Debate investiga a atualidade de 'Utopia', clássico de Thomas Morus
A ordem da sociedade perfeita anunciada em "Utopia" trouxe consigo riscos que perduram ainda hoje, como o da implantação de um sistema de vigilância constante.
A conclusão surgiu no debate entre o economista e filósofo Eduardo Giannetti e o psicanalista Tales Ab'Sáber, na quarta (31) no auditório da Folha, por ocasião dos 500 anos do livro de Thomas Morus. A discussão foi mediada por Marcos Augusto Gonçalves, editor da "Ilustríssima".
Adriano Vizoni/Folhapress | ||
Filósofo Eduardo Giannetti (dir.) e o psicanalista Tales Ab'Saber falaram sobre os 500 anos do livro |
Giannetti considerou que, apesar de a ilha descrita pelo autor em 1516 ter aspectos que ainda seriam desejáveis, como a tolerância religiosa e a igualdade perante a lei, também havia um "lado sombrio". Os habitantes acordavam e dormiam no mesmo horário, vestiam-se de maneira idêntica e não podiam sair da cidade sem autorização.
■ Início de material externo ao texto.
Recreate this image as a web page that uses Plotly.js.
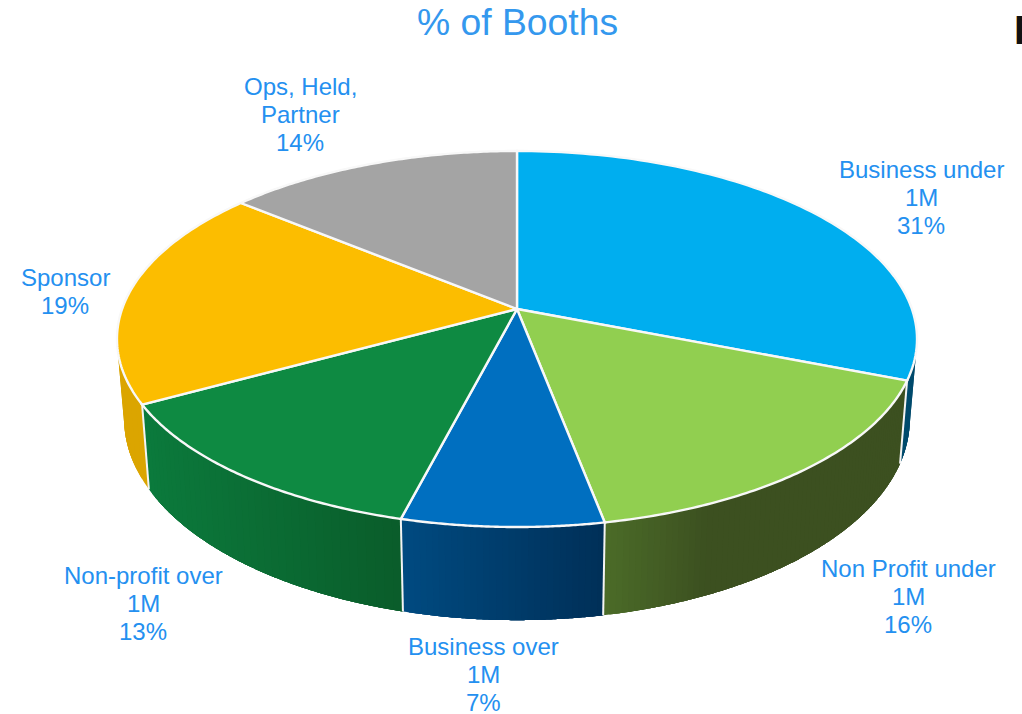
<!DOCTYPE html>
<html>
<head>
<meta charset="utf-8">
<script src="https://cdn.plot.ly/plotly-3.0.1.min.js"></script>
<style>html,body{margin:0;padding:0;background:#fff;overflow:hidden}#chart{width:1022px;height:714px}</style>
</head>
<body>
<div id="chart"></div>
<script>
// Data
var categories = ["Business under|1M", "Non Profit under|1M", "Business over|1M", "Non-profit over|1M", "Sponsor", "Ops, Held,|Partner"];
var values = [31, 16, 7, 13, 19, 14];
var chartTitle = "% of Booths";

// Styles
var topColors = ["#00aeef", "#91cf50", "#006fc0", "#0e8a42", "#fcbd00", "#a4a4a4"];
var wallStart = ["#005078", "#4b6b28", "#004a80", "#0b7a3c", "#dba500", "#7a7a7a"];
var wallEnd   = ["#004a6c", "#3c5020", "#002f57", "#0a5c2a", "#dba500", "#7a7a7a"];
var wallRamp  = [1, 3, 1, 1, 1, 1];
var wallSteps = [24, 72, 32, 40, 24, 24];
var labelX = [921, 908, 483, 143, 65, 300];
var labelY = [169, 568, 646, 575, 277, 86];

// Perspective projection of the pie disc onto the page
var view = {cx: 517, cy: 339, c: 394.9, a: 188, apex: 30, k: 0.1596,
            sx: 0.982, sy: 1.07, dropY: 80};
function project(frac) {
  var th = 2 * Math.PI * frac, u = Math.sin(th), v = Math.cos(th), d = 1 + view.k * v;
  return {x: view.cx + view.c * u / d, y: view.cy - (view.a * v + view.apex) / d};
}
function lower(p) {
  return {x: view.cx + view.sx * (p.x - view.cx), y: view.cy + view.dropY + view.sy * (p.y - view.cy)};
}
var apex = {x: view.cx, y: view.cy - view.apex};
function hex(c) { return [1, 3, 5].map(function (i) { return parseInt(c.substr(i, 2), 16); }); }
function mix(c1, c2, t) {
  var a = hex(c1), b = hex(c2);
  return "rgb(" + a.map(function (x, i) { return Math.round(x + (b[i] - x) * t); }).join(",") + ")";
}

var total = values.reduce(function (s, x) { return s + x; }, 0);
var edges = [0];
values.forEach(function (x) { edges.push(edges[edges.length - 1] + x / total); });

var traces = [];
function poly(pts, fill, lineColor, lineWidth) {
  traces.push({type: "scatter", mode: "lines", x: pts.map(function (p) { return p.x; }),
    y: pts.map(function (p) { return p.y; }), fill: "toself", fillcolor: fill,
    line: {color: lineColor, width: lineWidth, simplify: false}, hoverinfo: "skip", showlegend: false});
}
function arc(f0, f1, n) {
  var out = [];
  for (var s = 0; s <= n; s++) out.push(project(f0 + (f1 - f0) * s / n));
  return out;
}

// Side walls: painted as overlapping bands, so the shading has no gaps between steps.
// Each band starts on the page-left side of what remains and runs to the slice's far end.
values.forEach(function (val, i) {
  var steps = wallSteps[i], xa = project(edges[i]).x, xb = project(edges[i + 1]).x;
  var startAtEdge = xa < xb ? edges[i] : edges[i + 1];
  var endAtEdge = xa < xb ? edges[i + 1] : edges[i];
  for (var s = 0; s < steps; s++) {
    var f0 = startAtEdge + (endAtEdge - startAtEdge) * s / steps;
    var t = Math.min(1, Math.abs(project(f0).x - Math.min(xa, xb)) / Math.abs(xa - xb) * wallRamp[i]);
    var col = mix(wallStart[i], wallEnd[i], t);
    var top = arc(f0, Math.min(endAtEdge, f0 + (endAtEdge - startAtEdge) * 4 / steps), 12);
    if (endAtEdge < startAtEdge) top = arc(f0, Math.max(endAtEdge, f0 + (endAtEdge - startAtEdge) * 4 / steps), 12);
    var bottom = top.map(lower).reverse();
    poly(top.concat(bottom).concat([top[0]]), col, col, 0);
  }
});
// Seams on the wall
edges.slice(0, -1).forEach(function (f) {
  if (Math.cos(2 * Math.PI * f) < 0) {
    var p = project(f), q = lower(p);
    traces.push({type: "scatter", mode: "lines", x: [p.x, q.x], y: [p.y, q.y],
      line: {color: "#f4f4f4", width: 2}, hoverinfo: "skip", showlegend: false});
  }
});
// Top faces
values.forEach(function (val, i) {
  var pts = [apex].concat(arc(edges[i], edges[i + 1], 90)).concat([apex]);
  poly(pts, topColors[i], "#f8f8f8", 2.4);
});

// Labels, one annotation per line
var annotations = [];
var labelFont = {family: "Liberation Sans, Arial, sans-serif", size: 24, color: "#2490f0"};
categories.forEach(function (cat, i) {
  cat.split("|").concat([values[i] + "%"]).forEach(function (line, j) {
    annotations.push({xref: "x", yref: "y", x: labelX[i], y: labelY[i] + 28 * j, text: line,
      showarrow: false, xanchor: "center", yanchor: "middle", font: labelFont});
  });
});
// Clipped glyph at the top right edge of the source picture
annotations.push({xref: "x", yref: "y", x: 1012, y: 30, text: "<b>P</b>", showarrow: false,
  xanchor: "left", yanchor: "middle", font: {family: "Liberation Sans, Arial, sans-serif", size: 40, color: "#111111"}});

Plotly.newPlot("chart", traces, {
  width: 1022, height: 714, margin: {l: 0, r: 0, t: 0, b: 0}, showlegend: false,
  paper_bgcolor: "#ffffff", plot_bgcolor: "#ffffff", hovermode: false,
  title: {text: chartTitle, x: 517.5 / 1022, xref: "paper", xanchor: "center", y: 1 - 22 / 714, yref: "paper", yanchor: "middle",
    font: {family: "Liberation Sans, Arial, sans-serif", size: 37.3, color: "#3498ee"}},
  xaxis: {range: [0, 1022], visible: false, fixedrange: true},
  yaxis: {range: [714, 0], visible: false, fixedrange: true},
  annotations: annotations
}, {displayModeBar: false, staticPlot: true});
</script>
</body>
</html>
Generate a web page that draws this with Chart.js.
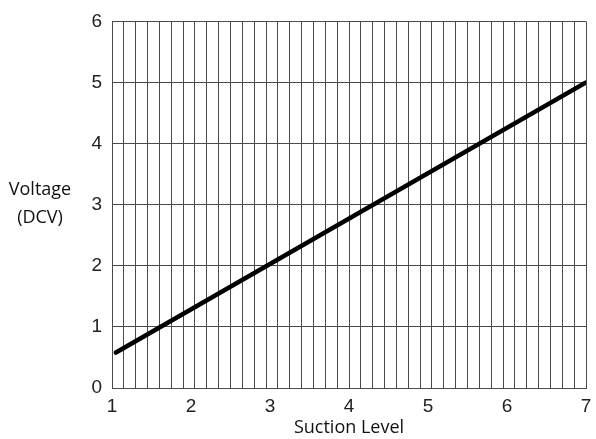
<!DOCTYPE html>
<html>
<head>
<meta charset="utf-8">
<script src="https://cdn.jsdelivr.net/npm/chart.js@4.4.1/dist/chart.umd.min.js"></script>
<style>
  html, body { margin: 0; padding: 0; background: #fff; }
  #wrap { width: 596px; height: 439px; position: relative; }
</style>
</head>
<body>
<div id="wrap"><canvas id="chart"></canvas></div>
<script>
// data
const suctionLevel = [1.05, 7];
const voltage = [0.58, 5.0];
const xLabels = [1, 2, 3, 4, 5, 6, 7];
const yLabels = [0, 1, 2, 3, 4, 5, 6];
const xDivisions = 40;           // vertical grid lines across the plot
const yTitleLines = ['Voltage', '(DCV)'];
const xTitle = 'Suction Level';

const GRID = '#4a4a4a';
const TEXT = '#222';

const xMin = xLabels[0], xMax = xLabels[xLabels.length - 1];
const xGrid = [];
for (let i = 0; i <= xDivisions; i++) {
  xGrid.push(xMin + (xMax - xMin) * i / xDivisions);
}
const near = (a, b) => Math.abs(a - b) < 1e-6;
const isGridLine = v => xGrid.some(g => near(g, v));
const isLabel = v => xLabels.some(l => near(l, v));

// grid lines plus the integer labels (which mostly fall between lines)
const xTicks = xGrid.concat(xLabels.filter(l => !isGridLine(l))).sort((a, b) => a - b);

const points = suctionLevel.map((x, i) => ({ x, y: voltage[i] }));

// horizontal y-axis title at the left
const yTitlePlugin = {
  id: 'yTitle',
  afterDraw(chart) {
    const ctx = chart.ctx;
    const area = chart.chartArea;
    const mid = (area.top + area.bottom) / 2;
    ctx.save();
    ctx.font = '18px "Open Sans", sans-serif';
    ctx.fillStyle = '#111';
    ctx.textAlign = 'center';
    ctx.textBaseline = 'middle';
    ctx.fillText(yTitleLines[0], 40, mid - 15);
    ctx.fillText(yTitleLines[1], 40, mid + 13);
    ctx.restore();
  }
};

new Chart(document.getElementById('chart'), {
  type: 'scatter',
  data: {
    datasets: [{
      data: points,
      showLine: true,
      borderColor: '#000',
      borderWidth: 4.5,
      borderCapStyle: 'round',
      pointRadius: 0,
      fill: false,
    }],
  },
  options: {
    responsive: true,
    maintainAspectRatio: false,
    animation: false,
    layout: { padding: { top: 20, right: 0, left: 0, bottom: 0 } },
    plugins: {
      legend: { display: false },
      tooltip: { enabled: false },
    },
    scales: {
      x: {
        type: 'linear',
        min: xMin,
        max: xMax,
        afterBuildTicks: scale => { scale.ticks = xTicks.map(v => ({ value: v })); },
        afterFit: scale => {
          scale.height = 51;
          scale.paddingRight = 10;
          scale.paddingLeft = 0;
        },
        grid: {
          color: c => (c.tick && isGridLine(c.tick.value)) ? GRID : 'rgba(0,0,0,0)',
          lineWidth: 1,
          drawTicks: false,
        },
        border: { color: GRID, width: 1 },
        ticks: {
          autoSkip: false,
          maxRotation: 0,
          padding: 7,
          color: TEXT,
          font: { family: '"Liberation Sans", Arial, sans-serif', size: 19 },
          callback: v => isLabel(v) ? Math.round(v) : '',
        },
        title: {
          display: true,
          text: xTitle,
          color: '#111',
          padding: { top: 0, bottom: 0 },
          font: { family: '"Open Sans", sans-serif', size: 18 },
        },
      },
      y: {
        min: yLabels[0],
        max: yLabels[yLabels.length - 1],
        afterBuildTicks: scale => { scale.ticks = yLabels.map(v => ({ value: v })); },
        afterFit: scale => { scale.width = 112; },
        grid: { color: GRID, lineWidth: 1, drawTicks: false },
        border: { color: GRID, width: 1 },
        ticks: {
          padding: 10,
          color: TEXT,
          font: { family: '"Liberation Sans", Arial, sans-serif', size: 19 },
        },
      },
    },
  },
  plugins: [yTitlePlugin],
});
</script>
</body>
</html>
"A estabilidade desse arranjo demandava um formidável aparato de controle, por meio do qual cada um, exposto ao olhar de todos, trabalha e repousa", descreveu Giannetti. "É a destruição da intimidade."
Ab'Sáber lembrou que as famílias do livro têm direito à posse de dois escravos. "Utopia lá corresponde quase nada ao que é utopia para nós."
Segundo Giannetti, o debate sobre a disposição do indivíduo a ser constantemente vigiado em prol da garantia de uma sociedade melhor e mais segura é bastante atual. "Ainda está em jogo o quanto de controle queremos em relação à nossa vida. As novas tecnologias permitem que se avance perigosamente sobre a nossa individualidade."
Para Ab'Sáber, "o Pokémon Go é o panóptico funcionando" –referência ao mecanismo de vigilância penitenciária concebido pelo filósofo e jurista inglês Jeremy Bentham (1748-1832). "Você deixa uma grande empresa desenhar a vida das pessoas, o espaço da cidade."
Ambos concordaram que as tentativas de concretização de utopias durante a história deixaram legados amargos –a mais citada foi a implantação do socialismo na União Soviética no século 20.
Segundo Giannetti, o socialismo já tinha verniz autoritário desde sua concepção. "Marx tinha o sonho de acabar com a divisão do trabalho, mas quando alguém divergia intelectualmente dele, ele se tornava um perseguidor implacável."
Ab'Sáber retrucou que essa intolerância é característica do projeto hegemônico da sociedade ocidental, "e surpreende que o portador do que deveria ser o pensamento crítico também se submeta a isso". Argumentou ainda que defensores do projeto comunista, por sua pretensão de que fosse universal, valorizavam o progresso civilizatório para todos os povos.
Para o economista, esse não foi o único pensamento idealista que trouxe maus frutos. "Um dos piores equívocos da aposta no progresso pelo avanço científico foi não se dar conta dos limites da natureza. A utopia do mundo sob supervisão da ciência gerou o pior pesadelo do século 21, que é a mudança climática."
Ab'Sáber, que nota um esgotamento do sistema capitalista em geral, diz enxergar uma oportunidade para refletir sobre novas utopias. "A discussão de horizontes pós-capitalistas vem pela falência da estrutura material da Terra, como fonte de produção e de vida. Talvez estejamos na fronteira de um novo tempo", arrematou.